• **Your goal**:
Looking at the listing beneath, work out how many lines hold "diagram" and report only that figure.

• **Exercise materials**:
----

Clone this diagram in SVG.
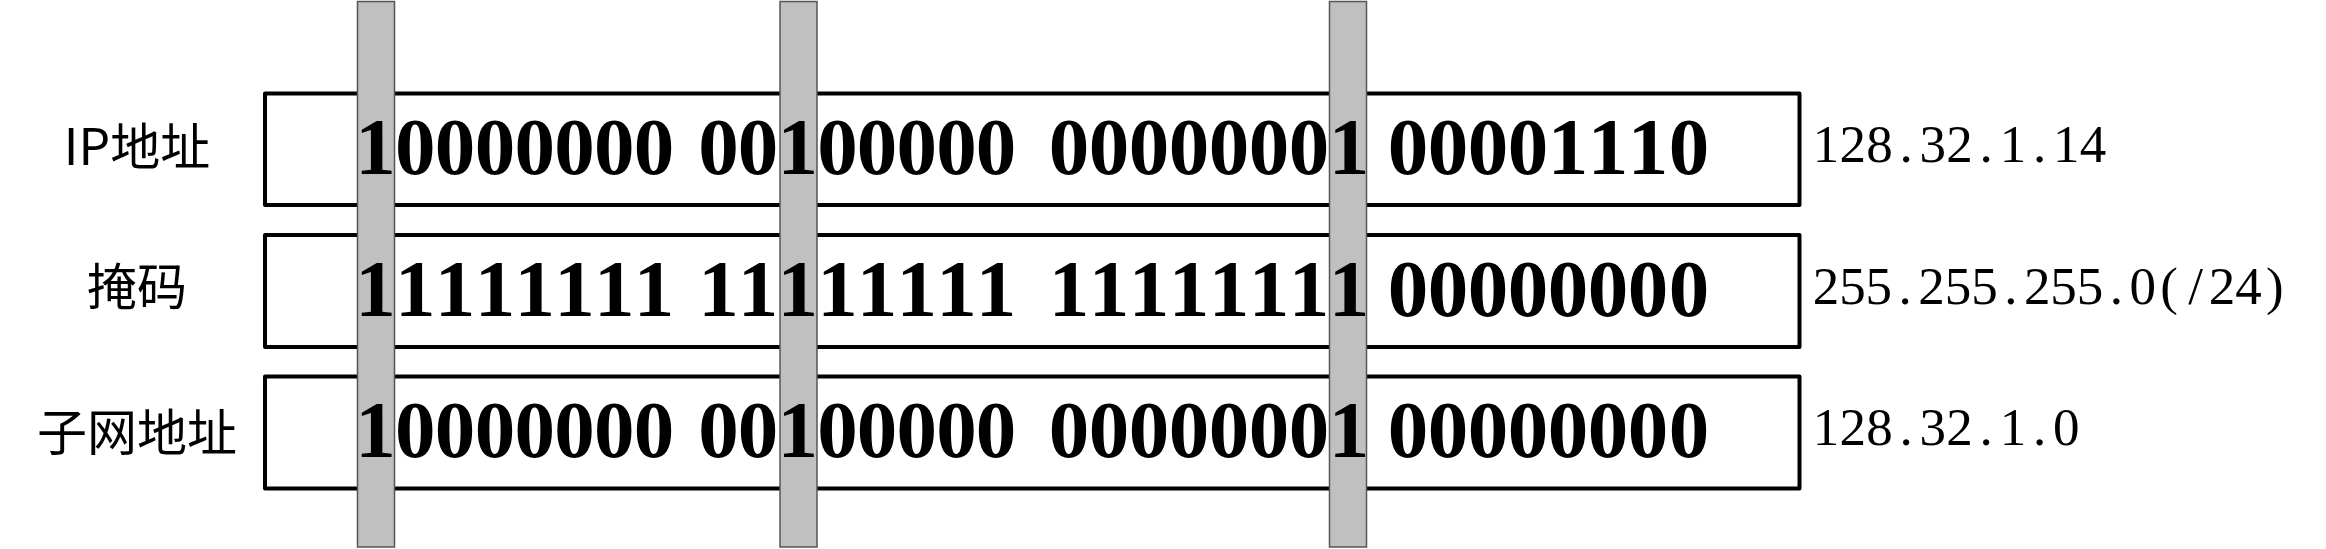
<svg xmlns="http://www.w3.org/2000/svg" width="2326" height="549" viewBox="0 0 2326 549">
<style>
.box{fill:#fff;stroke:#000;stroke-width:4;stroke-linejoin:round}
.bar{fill:#c0c0c0;stroke:#555;stroke-width:1.5}
.bits{font-family:"Liberation Serif","Times New Roman",serif;font-weight:bold;font-size:81px;fill:#000;text-anchor:middle}
.lbl{font-family:"Noto Sans CJK SC","Noto Sans",sans-serif;font-size:50px;fill:#000;text-anchor:middle}
.dec{font-family:"Liberation Serif","Times New Roman",serif;font-size:53px;fill:#000;text-anchor:middle}
</style>
<g id="row-ip">
<rect class="box" x="265" y="93.5" width="1534.5" height="111.5"/>
<text class="lbl" x="137" y="165">IP地址</text>
<text class="dec" y="162" x="1826 1852.7 1879.4 1906.1 1932.8 1959.5 1986.2 2012.9 2039.6 2066.3 2093">128.32.1.14</text>
</g>
<g id="row-mask">
<rect class="box" x="265" y="235" width="1534.5" height="112"/>
<text class="lbl" x="137" y="305">掩码</text>
<text class="dec" y="304" x="1826 1852.4 1878.8 1905.2 1931.6 1958 1984.4 2010.8 2037.2 2063.6 2090 2116.4 2142.8 2169.2 2195.6 2222 2248.4 2274.8">255.255.255.0(/24)</text>
</g>
<g id="row-subnet">
<rect class="box" x="265" y="376.5" width="1534.5" height="112"/>
<text class="lbl" x="137" y="451">子网地址</text>
<text class="dec" y="445" x="1826 1852.7 1879.4 1906.1 1932.8 1959.5 1986.2 2012.9 2039.6 2066.3">128.32.1.0</text>
</g>
<g id="bars">
<rect class="bar" x="357.5" y="1.5" width="37" height="545.5"/>
<rect class="bar" x="780" y="1.5" width="37" height="545.5"/>
<rect class="bar" x="1329.5" y="1.5" width="37" height="545.5"/>
</g>
<g id="bits">
<text class="bits" y="174" xml:space="preserve" x="375.5 415.3 455.1 494.9 534.7 574.5 614.3 654.1 686.3 718.5 758.1 797.8 837.4 877.1 916.7 956.4 996 1032.5 1069 1109 1149 1189 1229 1269 1309 1349 1378.5 1408 1448 1488 1528 1568 1608 1648 1689">10000000 00100000 00000001 00001110</text>
<text class="bits" y="316" xml:space="preserve" x="375.5 415.3 455.1 494.9 534.7 574.5 614.3 654.1 686.3 718.5 758.1 797.8 837.4 877.1 916.7 956.4 996 1032.5 1069 1109 1149 1189 1229 1269 1309 1349 1378.5 1408 1448 1488 1528 1568 1608 1648 1689">11111111 11111111 11111111 00000000</text>
<text class="bits" y="457" xml:space="preserve" x="375.5 415.3 455.1 494.9 534.7 574.5 614.3 654.1 686.3 718.5 758.1 797.8 837.4 877.1 916.7 956.4 996 1032.5 1069 1109 1149 1189 1229 1269 1309 1349 1378.5 1408 1448 1488 1528 1568 1608 1648 1689">10000000 00100000 00000001 00000000</text>
</g>
</svg>
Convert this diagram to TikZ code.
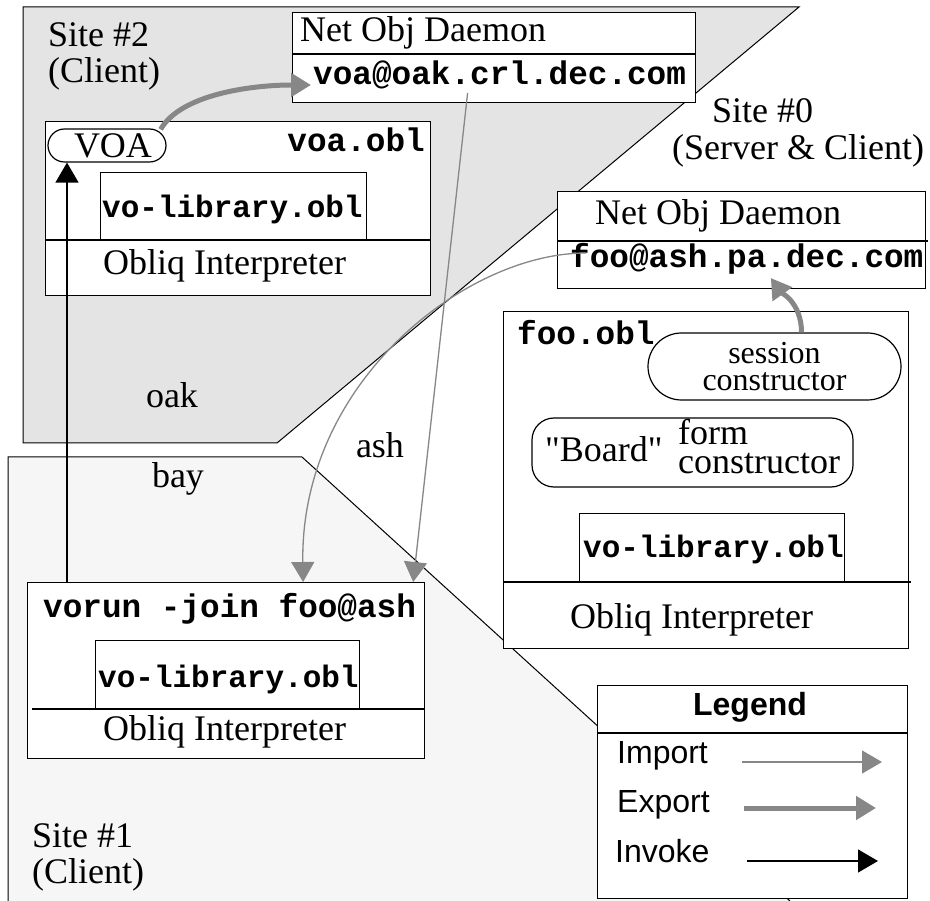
\documentclass[tikz,border=0pt]{standalone}
\usepackage{fontspec}
\setmainfont{Liberation Serif}
\setsansfont{Liberation Sans}
\setmonofont{Liberation Mono}
\usepackage{tikz}
\usetikzlibrary{arrows.meta,positioning,calc}
\usepackage{xcolor}
\definecolor{oakgray}{HTML}{E4E4E4}
\definecolor{baygray}{HTML}{F6F6F6}
\definecolor{linkgray}{HTML}{878787}

\begin{document}
\begin{tikzpicture}[
	x=1pt, y=-1pt,
	every node/.style={inner sep=0pt, font=\fontsize{36}{36}\selectfont},
	box/.style={draw, fill=white, line width=1.2pt, anchor=north west},
	pill/.style={draw, fill=white, line width=1.2pt},
	txt/.style={anchor=base west},
	codetxt/.style={anchor=base west, font=\fontsize{32.7}{36}\selectfont\ttfamily\bfseries},
	libtxt/.style={anchor=base west, font=\fontsize{31}{36}\selectfont\ttfamily\bfseries},
	keytxt/.style={anchor=base west, font=\fontsize{32}{36}\selectfont\sffamily},
	import/.style={linkgray, line width=1.3pt, -{Triangle[length=20pt,width=23pt]}},
	export/.style={linkgray, line width=5pt, -{Triangle[length=20pt,width=23pt]}},
	invoke/.style={black, line width=1.3pt, -{Triangle[length=20pt,width=23pt]}}
	]
	
	\useasboundingbox[fill=white] (0,0) rectangle (930,901);
	
	% the two host areas
	\fill[baygray] (8,901) -- (8,457) -- (302,457) -- (790,901) -- cycle;
	\draw[line width=1pt] (8,901) -- (8,457) -- (302,457) -- (790,901);
	\filldraw[fill=oakgray, line width=1pt] (23,7) -- (799,7) -- (277,443) -- (23,443) -- cycle;
	
	\node[txt] (site2a) at (48,47) {Site \#2};
	\node[txt] (site2b) at (48,83) {(Client)};
	\node[txt] (site0a) at (712,123) {Site \#0};
	\node[txt] (site0b) at (672,160) {(Server \& Client)};
	\node[txt] (site1a) at (32,847) {Site \#1};
	\node[txt] (site1b) at (32,883) {(Client)};
	\node[anchor=base] (oak) at (172,408) {oak};
	\node[anchor=base] (bay) at (178,488) {bay};
	\node[anchor=base] (ash) at (380,458) {ash};
	
	% oak
	\node[box, minimum width=403pt, minimum height=90pt] (oakdmn) at (292,12) {};
	\draw[line width=1.2pt] (292,54) -- (695,54);
	\node[txt] (oakdmnlbl) at (300,42) {Net Obj Daemon};
	\node[codetxt] (oakaddr) at (313,85) {voa@oak.crl.dec.com};
	
	\node[box, minimum width=385pt, minimum height=174pt] (voabox) at (45,121) {};
	\node[box, minimum width=266pt, minimum height=68pt] (libA) at (100,172) {};
	\draw[line width=1.2pt] (45,240) -- (430,240);
	\node[pill, rounded corners=16.5pt, minimum width=118pt, minimum height=33pt] (voa) at (107,145.5) {\hspace*{12pt}VOA};
	\node[codetxt, anchor=base east] (voaobl) at (425,152) {voa.obl};
	\node[libtxt] (libAlbl) at (102,218) {vo-library.obl};
	\node[txt] (obliqA) at (103,275) {Obliq Interpreter};
	
	% ash
	\node[box, minimum width=368pt, minimum height=97pt] (ashdmn) at (557,191) {};
	\draw[line width=1.2pt] (557,241) -- (928,241);
	\node[txt] (ashdmnlbl) at (595,225) {Net Obj Daemon};
	\node[codetxt] (fooaddr) at (570,268) {foo@ash.pa.dec.com};
	
	\node[box, minimum width=405pt, minimum height=337pt] (foobox) at (503,311) {};
	\node[codetxt] (fooobl) at (517,345) {foo.obl};
	\node[pill, rounded corners=33.5pt, minimum width=253pt, minimum height=67pt, align=center, font=\fontsize{32}{27}\selectfont] (sess) at (774.5,366.5) {session\\constructor};
	\node[pill, rounded corners=22pt, minimum width=321pt, minimum height=69pt] (board) at (692.5,452.5) {};
	\node[txt] (boardlbl) at (545,462) {\textquotedbl Board\textquotedbl};
	\node[anchor=west, align=left, font=\fontsize{36}{29}\selectfont] (formlbl) at (678,447) {form\\constructor};
	\node[box, minimum width=265pt, minimum height=69pt] (libB) at (579,513) {};
	\draw[line width=1.2pt] (503,582) -- (911,582);
	\node[libtxt] (libBlbl) at (583,557) {vo-library.obl};
	\node[txt] (obliqB) at (570,628) {Obliq Interpreter};
	
	% bay
	\node[box, minimum width=397pt, minimum height=176pt] (vorun) at (27,582) {};
	\node[box, minimum width=264pt, minimum height=69pt] (libC) at (95,640) {};
	\draw[line width=1.2pt] (32,709) -- (424,709);
	\node[codetxt] (vorunlbl) at (43,617) {vorun -join foo@ash};
	\node[libtxt] (libClbl) at (98,687) {vo-library.obl};
	\node[txt] (obliqC) at (103,740) {Obliq Interpreter};
	
	% legend
	\node[box, minimum width=310pt, minimum height=213pt] (legend) at (597,685) {};
	\draw[line width=1.2pt] (597,733) -- (907,733);
	\node[keytxt, anchor=base, font=\fontsize{32}{36}\selectfont\sffamily\bfseries] (legendlbl) at (750,715) {Legend};
	\node[keytxt] (impl) at (617,763) {Import};
	\node[keytxt] (expl) at (617,812) {Export};
	\node[keytxt] (invl) at (615,862) {Invoke};
	\coordinate (impA) at (742,762);
	\coordinate (impB) at (882,762);
	\coordinate (expA) at (744,808);
	\coordinate (expB) at (876,808);
	\coordinate (invA) at (747,861);
	\coordinate (invB) at (878,861);
	\draw[import] (impA) -- (impB);
	\draw[export] (expA) -- (expB);
	\draw[invoke] (invA) -- (invB);
	
	% links
	\draw[export] ($(voa.north east)+(-6,1)$) .. controls +(20,-35) and +(-60,0) .. ($(oakaddr.base west)+(-2,0)$);
	\draw[export] ($(sess.north)+(27,0)$) .. controls +(0,-30) and +(10,14) .. ($(fooaddr.base)+(24,10)$);
	\draw[import] ($(oakaddr.base)+(-32,8)$) -- ($(vorun.north east)+(-12,0)$);
	\draw[import] ($(fooaddr.base west)+(16,-15)$) .. controls +(-120,0) and +(-3,-200) .. ($(vorun.north)+(77,0)$);
	\coordinate (invk) at ($(vorun.north west)+(40,0)$);
	\draw[invoke] (invk) -- (invk |- voa.south);
	
\end{tikzpicture}
\end{document}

----

• **Answer in full**:
2